Saving water in the Middle East
The Middle Eastern market could potentially benefit from OXCCU’s fuel because the amount of solar resources in the region means that the cost of green hydrogen should be relatively low.
“I think Saudi Aramco is interested in making e-fuels as well as obviously selling fossil crude oil,” he said. “I should be clear that there’s no commercial agreement in place with ENI or Aramco, but they need to see our demo plants work first. But certainly, the reason for their investment is they’re interested in combining solar and water to make hydrogen, and then that with CO2 to make hydrocarbons.”
Furthermore, the Middle East is a water-constrained region. Making green hydrogen for fuel by traditional methods involves extracting it from water, which is all lost in the process. But Symes said his process only consumes a third of the water. “When we make fuel, the CO2 reacts with the hydrogen and the oxygens on the CO2 get back to making water. So you get two-thirds of the water back.”
OXCCU now needs to prove its SAF can be mass-produced. Once it has scaled up, it wants to be able commercially to sell its product to the industry. The Middle East could be a good destination for it, Symes said, noting that there has been increasing interest from Middle Eastern companies due to the COP28 climate conference being held in the United Arab Emirates in November.
“So currently, they [energy industry] own the refineries and the pipes and the ships. And what we’re saying to them is [that] you can still use a lot of that, but you need to change the inputs. And the inputs were historically dug up from the ground. And we’re saying [to] use CO2 and hydrogen for the inputs instead,” he said.
There is controversy around the entities that are funding the project — including Aramco, the world’s biggest polluter, as well as United, a major airline. Questioned about that, Symes said the company is “passionate” about trying to get to net zero and is not advocating for fossil fuel use being beyond what is necessary.

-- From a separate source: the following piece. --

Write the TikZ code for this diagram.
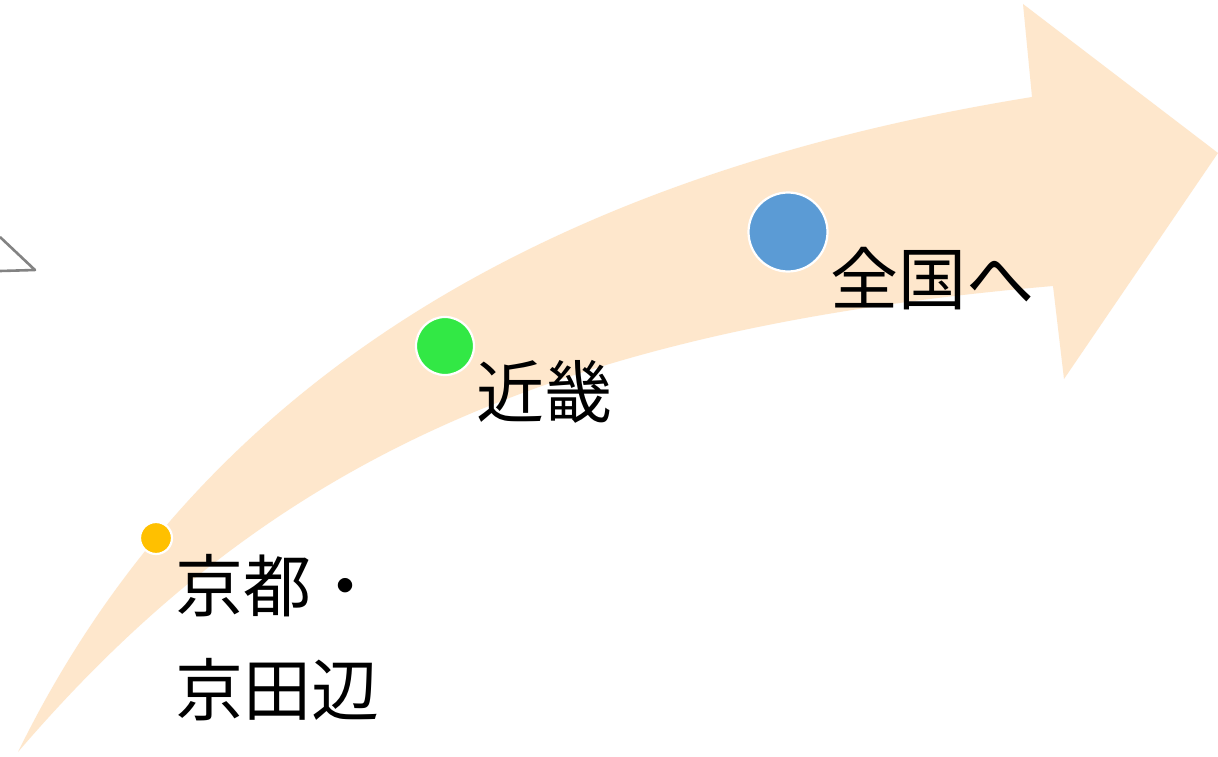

“But I would say we’re kind of looking to try and give these companies a way for them to use their existing infrastructure, but without the climate impact,” Symes said.
“We also want these hydrocarbons to be used for the sectors that really need them. Any sector that can be electrified directly should be so we’re not interested in pursuing this as a way to keep electric vehicles off, off the cars, we need electric vehicles,” he added.
“What we’re saying is there are the seven sectors where we won’t be able to electrify and, in those sectors we need CO2-derived hydrocarbons rather than fossil-derived hydrocarbons,” Symes concluded. “In those sectors, we want to work with the existing industry and we want to use the existing infrastructure to get [e-fuel] to customers.”